Lupo will be buried Tuesday at Arlington National Cemetery. I first heard this story a couple of days ago, and have had a hard time putting it out of my mind since. My first thought was that nobody who knew him is alive today. To be found after so long, only to be received into the arms of strangers at home is a sad tale to contemplate.

Yet it won't end so sadly. Lupo's neice, Rachel Kleisinger, who was born after his death, will be able to attend the military funeral. And I have a feeling that there will be no strangers at Arlington on Tuesday. Private Lupo will be one of twenty six former servicemen to be buried that day, but his will likely be a funeral that even the most hardened men will never forget, regardless of what is said. It will be thought universally: We did not know you, but we honor you.
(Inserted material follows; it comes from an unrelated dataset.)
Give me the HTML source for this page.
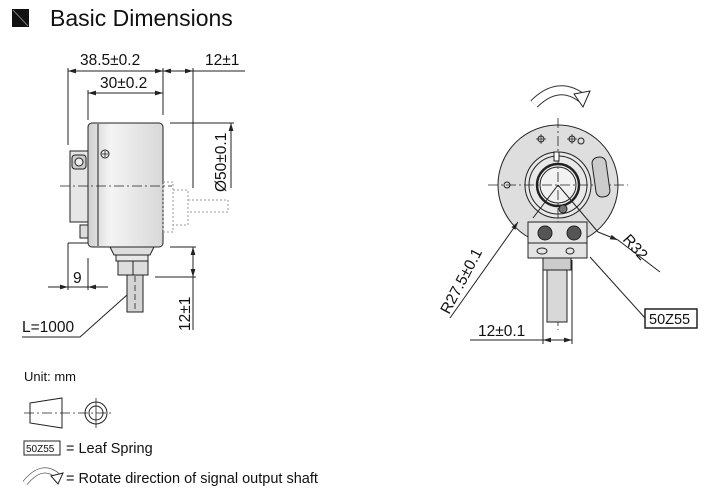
<!DOCTYPE html>
<html><head><meta charset="utf-8"><style>
html,body{margin:0;padding:0;background:#fff;}
svg{display:block;font-family:"Liberation Sans",Arial,sans-serif;}
</style></head><body>
<svg width="721" height="502" viewBox="0 0 721 502" xmlns="http://www.w3.org/2000/svg">
<defs>
<marker id="a" viewBox="0 0 10 6" refX="10" refY="3" markerWidth="8" markerHeight="5" orient="auto-start-reverse"><path d="M0,0L10,3L0,6z" fill="#222"/></marker>
<linearGradient id="g" x1="0" x2="1"><stop offset="0" stop-color="#cfcfcf"/><stop offset="0.3" stop-color="#f4f4f4"/><stop offset="1" stop-color="#d8d8d8"/></linearGradient>
</defs>
<rect x="12" y="9" width="17" height="18" fill="#111"/>
<line x1="13" y1="10" x2="28" y2="26" stroke="#777" stroke-width="1"/>
<text x="50" y="26" font-size="23" fill="#111">Basic Dimensions</text>

<g stroke="#222" stroke-width="1" fill="none">
<line x1="68" y1="71" x2="163" y2="71" marker-start="url(#a)" marker-end="url(#a)"/>
<line x1="163" y1="71" x2="193" y2="71" marker-start="url(#a)" marker-end="url(#a)"/>
<line x1="193" y1="71" x2="245" y2="71"/>
<line x1="88" y1="93" x2="163" y2="93" marker-start="url(#a)" marker-end="url(#a)"/>
<line x1="68" y1="68" x2="68" y2="145"/>
<line x1="163" y1="68" x2="163" y2="115"/>
<line x1="193" y1="68" x2="193" y2="188"/>
<line x1="88" y1="90" x2="88" y2="120"/>
<line x1="170" y1="123" x2="234" y2="123"/>
<line x1="231" y1="123" x2="231" y2="188" marker-start="url(#a)"/>
<rect x="88" y="123" width="75" height="124" rx="4" fill="url(#g)"/>
<line x1="98" y1="124" x2="98" y2="246"/>
<circle cx="105" cy="154" r="4" fill="#eee"/>
<path d="M102,154h6M105,151v6" stroke-width="0.8"/>
<rect x="70" y="151" width="18" height="71" fill="#e6e6e6"/>
<rect x="72" y="155" width="14" height="14" rx="3" fill="#ccc"/>
<circle cx="79" cy="162" r="4" fill="#eee"/>
<rect x="80" y="225" width="8" height="13" fill="#ddd"/>
<path d="M68,243v8M68,243h20"/>
<line x1="60" y1="186" x2="172" y2="186" stroke-dasharray="10,3,2,3" stroke-width="0.8"/>
<g stroke="#999" stroke-dasharray="2,2">
<rect x="163" y="182" width="10" height="50"/>
<path d="M173,190h15v35h-15M188,200h40v12h-40"/>
</g>
<path d="M110,247h44l-4,8h-36z" fill="#ddd"/>
<rect x="116" y="255" width="32" height="6" fill="#e8e8e8"/>
<rect x="118" y="261" width="30" height="14" fill="#ddd"/>
<line x1="133" y1="261" x2="133" y2="275"/>
<rect x="127" y="275" width="16" height="37" fill="#d4d4d4"/>
<line x1="135" y1="276" x2="135" y2="312" stroke-dasharray="6,3" stroke-width="0.8"/>
<line x1="170" y1="247" x2="196" y2="247"/>
<line x1="155" y1="277" x2="196" y2="277"/>
<line x1="193" y1="247" x2="193" y2="277" marker-start="url(#a)" marker-end="url(#a)"/>
<line x1="193" y1="277" x2="193" y2="330"/>
<line x1="68" y1="251" x2="68" y2="290"/>
<line x1="88" y1="258" x2="88" y2="290"/>
<line x1="48" y1="287" x2="68" y2="287" marker-end="url(#a)"/>
<line x1="88" y1="287" x2="108" y2="287" marker-start="url(#a)"/>
<line x1="68" y1="287" x2="88" y2="287"/>
<path d="M22,337h58l47,-42"/>

<path d="M534,104 Q558,80 582,98" stroke-width="10" stroke="#333" />
<path d="M534,104 Q558,80 582,98" stroke-width="8" stroke="#fff"/>
<path d="M574,94l16,-3l-7,16z" fill="#fff"/>
<circle cx="558" cy="185" r="60" fill="#dedede"/>
<circle cx="558" cy="185" r="33" fill="#e8e8e8"/>
<circle cx="558" cy="185" r="29"/>
<circle cx="558" cy="185" r="21" stroke-width="2.5" fill="#f2f2f2"/>
<circle cx="558" cy="185" r="18"/>
<line x1="488" y1="185" x2="628" y2="185" stroke-dasharray="10,3,2,3" stroke-width="0.8"/>
<line x1="558" y1="118" x2="558" y2="330" stroke-dasharray="10,3,2,3" stroke-width="0.8"/>
<circle cx="541" cy="139" r="3"/><path d="M536,139h10M541,134v10" stroke-width="0.7"/>
<circle cx="572" cy="139" r="3"/><path d="M567,139h10M572,134v10" stroke-width="0.7"/>
<circle cx="581" cy="141" r="3"/>
<circle cx="507" cy="185" r="3"/>
<rect x="594" y="157" width="14" height="40" rx="6" transform="rotate(-8 601 177)" fill="#ccc"/>
<circle cx="563" cy="209" r="4" fill="#777"/>
<rect x="554" y="152" width="5" height="9" fill="#fff"/>
<path d="M558,185l-25,33M558,185l40,47" />
<rect x="528" y="222" width="59" height="36" fill="#e4e4e4"/>
<line x1="528" y1="243" x2="587" y2="243"/>
<circle cx="545" cy="233" r="7" fill="#555"/><circle cx="574" cy="233" r="7" fill="#555"/>
<ellipse cx="542" cy="251" rx="5" ry="3"/><ellipse cx="570" cy="251" rx="4" ry="3"/>
<rect x="543" y="258" width="28" height="12" fill="#ccc"/>
<rect x="547" y="270" width="20" height="52" fill="#d8d8d8"/>
<path d="M518,222 L450,318" marker-start="url(#a)"/>
<path d="M618,240 L660,272"/>
<path d="M598,232 L618,240" marker-end="url(#a)"/>
<path d="M590,257 L645,318"/>
<line x1="543" y1="260" x2="543" y2="344"/>
<line x1="572" y1="260" x2="572" y2="344"/>
<line x1="470" y1="340" x2="543" y2="340"/>
<line x1="543" y1="340" x2="572" y2="340" marker-start="url(#a)" marker-end="url(#a)"/>
<rect x="645" y="309" width="52" height="19" stroke-width="1.5"/>

<path d="M30,403 L62,398 V428 L30,423 z"/>
<line x1="24" y1="413" x2="112" y2="413" stroke-dasharray="10,3,2,3" stroke-width="0.8"/>
<circle cx="96" cy="413" r="11"/><circle cx="96" cy="413" r="7"/>
<line x1="96" y1="398" x2="96" y2="428" stroke-width="0.8"/>
<rect x="24" y="441" width="36" height="14"/>
<path d="M25,483 Q42,462 58,476" stroke-width="6" stroke="#555"/>
<path d="M25,483 Q42,462 58,476" stroke-width="4.5" stroke="#fff"/>
<path d="M51,476l12,-3l-5,11z" fill="#fff"/>
</g>

<g font-size="15.5" fill="#111">
<text x="80" y="65">38.5±0.2</text>
<text x="205" y="65">12±1</text>
<text x="100" y="88">30±0.2</text>
<text transform="translate(226,192) rotate(-90)">Ø50±0.1</text>
<text transform="translate(190,331) rotate(-90)">12±1</text>
<text x="73" y="283">9</text>
<text x="22" y="332">L=1000</text>
<text transform="translate(449,315) rotate(-62)">R27.5±0.1</text>
<text transform="translate(622,240) rotate(48)">R32</text>
<text x="649" y="324" font-size="14.5">50Z55</text>
<text x="478" y="336">12±0.1</text>
<text x="24" y="381" font-size="13">Unit: mm</text>
<text x="26" y="452" font-size="10">50Z55</text>
<text x="66" y="453" font-size="14.5">= Leaf Spring</text>
<text x="66" y="483" font-size="14.5">= Rotate direction of signal output shaft</text>
</g>
</svg>
</body></html>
As long overdue as this moment of closure is, it is a moment of honor for Kleisinger, and a moment for contemplation for millions of Americans whose lives have been touched by a man who has been gone nearly a century.

To recall his service is to open a time capsule and see a world and a war to which we cannot relate today. How many of us had the time -- took the time -- to converse with and express our gratitude to a veteran of the Great War? Now, in a time when once again we are a nation at war abroad, we grasp to give thanks to ears, now gone, that would have listened had we cared to speak.

While Lupo's mother Anna could not take comfort in seeing her son properly buried, she may, as she now watches down over his body, take some in knowing that he has been remembered. This closure has never come for thousands of mothers who have gone to the grave waiting, or who still wait, for word of the final whereabouts of their beloved sons.

Francis Lupo is one of the precious few who have been found and returned to family. Let us all take this opportunity to be thankful for his return, thankful for the men and women who make finding and returning our departed servicemen their chosen profession, and of course thankful for Francis Lupo himself, for serving his country and giving up his life for the cause of freedom.

Each soldier's death is a tragedy. Yet wars have been a necessary part of creating and preserving American freedom, and the freedom of many nations across the globe. So how do we as nation tell a woman like Rachel Kleisinger that her uncle's death was "worth it?" That it was a good bargain in the pursuit of freedom? Obviously we can't. But what we can do is give our thanks, never take our freedoms for granted, and continue to keep America the kind of place for which Francis Lupo would fight all over again.